Urban areas, like Pittsburgh, tend to have a lower percentage of people who were born and raised in the state, often with a higher foreign population than in suburban or rural areas. Allegheny County had almost 76 percent of residents (670,000) born in Pennsylvania along with nearly 150,000 people born in other states and 57,470 born in other countries.

Philadelphia County had almost 61 percent of people born and raised in the state, a trend that dwindles in New Jersey and New York counties closer to New York City.

“That has been the pattern for a long time, with population growth rates in the east and south central parts of the state consistently higher than other parts of the state,” said Christopher Briem, regional economist at the University of Pittsburgh who studies demographic trends. “One part of that is the growth of nearby metropolitan regions.”

Central Pennsylvania, Briem said, is affected by growth around the Washington, D.C., area, while Philadelphia and other northeastern areas of the state are impacted by New York — a trend created by young people moving to cities for work or an education.

John Davies, 59, who lives in his family’s Unity home with his wife, was a part of that trend in 1979 when he moved to Pittsburgh to attend college.

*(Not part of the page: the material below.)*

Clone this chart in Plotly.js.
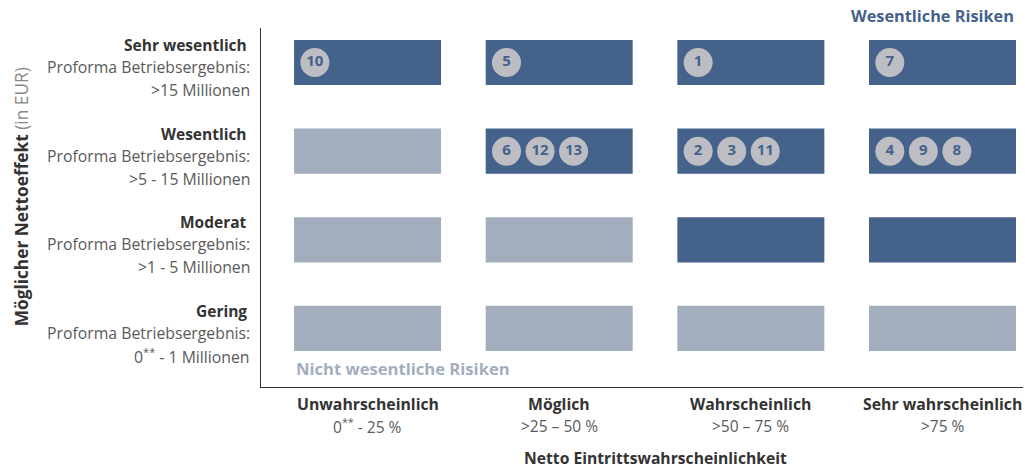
<!DOCTYPE html>
<html>
<head>
<meta charset="utf-8">
<script src="https://cdn.plot.ly/plotly-3.0.1.min.js"></script>
<style>
html,body{margin:0;padding:0;background:#fff;}
#chart{width:1025px;height:468px;}
</style>
</head>
<body>
<div id="chart"></div>
<script>
// ---- data ----
const probCategories = ["Unwahrscheinlich", "Möglich", "Wahrscheinlich", "Sehr wahrscheinlich"];
const probRanges = ["0<sup>**</sup> - 25 %", ">25 – 50 %", ">50 – 75 %", ">75 %"];
const impactCategories = ["Gering", "Moderat", "Wesentlich", "Sehr wesentlich"];
const impactLine2 = ["Proforma Betriebsergebnis:", "Proforma Betriebsergebnis:", "Proforma Betriebsergebnis:", "Proforma Betriebsergebnis:"];
const impactLine3 = ["0<sup>**</sup> - 1 Millionen", ">1 - 5 Millionen", ">5 - 15 Millionen", ">15 Millionen"];
// materiality matrix: rows = impact (Gering..Sehr wesentlich), cols = probability; 1 = wesentlich
const material = [
  [0, 0, 0, 0],
  [0, 0, 1, 1],
  [0, 1, 1, 1],
  [1, 1, 1, 1]
];
// risks: id, probability column, impact row, slot in cell
const riskIds  = ["10", "5", "1", "7", "6", "12", "13", "2", "3", "11", "4", "9", "8"];
const riskCol  = [0, 1, 2, 3, 1, 1, 1, 2, 2, 2, 3, 3, 3];
const riskRow  = [3, 3, 3, 3, 2, 2, 2, 2, 2, 2, 2, 2, 2];
const riskSlot = [0, 0, 0, 0, 0, 1, 2, 0, 1, 2, 0, 1, 2];

// ---- styling ----
const DARK = "#44628a";
const LIGHT = "#a2aebd";
const CIRCLE = "#bcbec4";
const FONT = "'Open Sans', Lato, sans-serif";
const cellW = 0.767, cellH = 0.51;
const slot0 = -0.275, slotStep = 0.175;

// cells as bars
const cx = [], cbase = [], ch = [], ccol = [];
for (let r = 0; r < impactCategories.length; r++) {
  for (let c = 0; c < probCategories.length; c++) {
    cx.push(c); cbase.push(r - cellH / 2); ch.push(cellH);
    ccol.push(material[r][c] ? DARK : LIGHT);
  }
}
const cells = {
  type: "bar", x: cx, y: ch, base: cbase, width: cellW,
  marker: {color: ccol, line: {width: 0}}, hoverinfo: "skip", showlegend: false
};
const risks = {
  type: "scatter", mode: "markers+text",
  x: riskCol.map((c, i) => c + slot0 + riskSlot[i] * slotStep),
  y: riskRow,
  text: riskIds.map(t => "<b>" + t + "</b>"),
  textposition: "middle center",
  textfont: {family: FONT, size: 15, color: DARK},
  marker: {size: 29, color: CIRCLE, line: {width: 0}},
  hoverinfo: "skip", showlegend: false, cliponaxis: false
};

const SUB = "#5a5a5a";
const ann = [];
// y labels
for (let r = 0; r < impactCategories.length; r++) {
  ann.push({xref: "paper", yref: "y", x: -0.016, y: r, xanchor: "right", yanchor: "middle", yshift: 17.5, showarrow: false,
    text: "<b>" + impactCategories[r] + "</b>", font: {family: FONT, size: 15.5, color: "#333"}});
  ann.push({xref: "paper", yref: "y", x: -0.012, y: r, xanchor: "right", yanchor: "middle", yshift: -4.5, showarrow: false,
    text: impactLine2[r], font: {family: FONT, size: 15.8, color: SUB}});
  ann.push({xref: "paper", yref: "y", x: -0.012, y: r, xanchor: "right", yanchor: "middle", yshift: -27.5, showarrow: false,
    text: impactLine3[r], font: {family: FONT, size: 15.8, color: SUB}});
}
// x labels
for (let c = 0; c < probCategories.length; c++) {
  ann.push({xref: "x", yref: "paper", x: c, y: 0, xanchor: "center", yanchor: "middle", yshift: -17, borderpad: 0, showarrow: false,
    text: "<b>" + probCategories[c] + "</b>", font: {family: FONT, size: 15.8, color: "#333"}});
  ann.push({xref: "x", yref: "paper", x: c, y: 0, xanchor: "center", yanchor: "middle", yshift: -39, borderpad: 0, showarrow: false,
    text: probRanges[c], font: {family: FONT, size: 15.5, color: SUB}});
}
// axis titles
ann.push({xref: "x", yref: "paper", x: 1.5, y: 0, xanchor: "center", yanchor: "middle", yshift: -71, borderpad: 0, showarrow: false,
  text: "<b>Netto Eintrittswahrscheinlichkeit</b>", font: {family: FONT, size: 15.7, color: "#333"}});
ann.push({xref: "paper", yref: "paper", x: -0.315, y: 0.531, xanchor: "center", yanchor: "middle", textangle: -90, showarrow: false,
  text: "<b>Möglicher Nettoeffekt</b> <span style='color:#888'>(in EUR)</span>", font: {family: FONT, size: 17.3, color: "#333"}});
// region labels
ann.push({xref: "x", yref: "paper", x: 3 + cellW / 2, y: 1, xanchor: "right", yanchor: "middle", yshift: 12, showarrow: false,
  text: "<b>Wesentliche Risiken</b>", font: {family: FONT, size: 16.3, color: DARK}});
ann.push({xref: "x", yref: "paper", x: -cellW / 2, y: 0, xanchor: "left", yanchor: "middle", yshift: 19, showarrow: false,
  text: "<b>Nicht wesentliche Risiken</b>", font: {family: FONT, size: 16.6, color: LIGHT}});

const layout = {
  width: 1025, height: 468,
  margin: {l: 261, r: 2, t: 28, b: 81},
  paper_bgcolor: "#fff", plot_bgcolor: "#fff",
  xaxis: {range: [-0.556, 3.42], showgrid: false, zeroline: false, showticklabels: false, ticks: "",
          showline: true, linecolor: "#333", linewidth: 1, fixedrange: true},
  yaxis: {range: [-0.66, 3.389], showgrid: false, zeroline: false, showticklabels: false, ticks: "",
          showline: true, linecolor: "#333", linewidth: 1, fixedrange: true},
  annotations: ann,
  showlegend: false,
  font: {family: FONT}
};
Plotly.newPlot("chart", [cells, risks], layout, {displayModeBar: false, staticPlot: true});
</script>
</body>
</html>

After he found a job, he remained in the city for 35 years. He finally came back to his childhood home after his wife decided she wanted to live in a more rural setting. Now, Davies is again surrounded by three people he grew up with who also decided to remain in their family homes.

“Our street was always cohesive,” Davies said. “We have crime watch meetings and picnics for the whole street. We have a Facebook group. It’s definitely not a street of strangers.”

Recruiting next generation

But in an area like West­moreland County, which is seeing an aging population, bringing in new residents from out of state and encouraging young people to stay is vital. According to county Commissioner Gina Cerilli, in 10 years there will be 70,000 open jobs in the region.

While commissioners encourage high school students to attend trade schools to help fill some of the manufacturing positions that will open up over the next few years, they also are putting a focus on attracting a younger generation into Westmoreland County.

“We are working on attracting the students to stay here upon graduation, securing employment, buying a house and raising their families here,” Cerilli said.

A plan passed by commissioners last year focuses on five points to help attract young people to the county — leverage local talent, assist small businesses, advance entrepreneurialism, connect with technology and provide development-ready locations.

“Our employers are struggling to find workers, and it’s prominently blue-collar workers, but … it’s white-collar workers as well,” said Chad Amond, president and CEO of the Westmoreland County Chamber of Commerce.

Millennials also are having fewer children than the baby boomer generation, Amond said. According to census data, the number of residents living in Westmoreland County has steadily declined since its peak in 1980.

“The bottom line is, I think the 86 percent is a good thing,” Amond said. “(Residents) admire and love Westmoreland County. But with our aging population, we just need to make sure that we are recruiting and bringing in additional populations to fill the jobs.”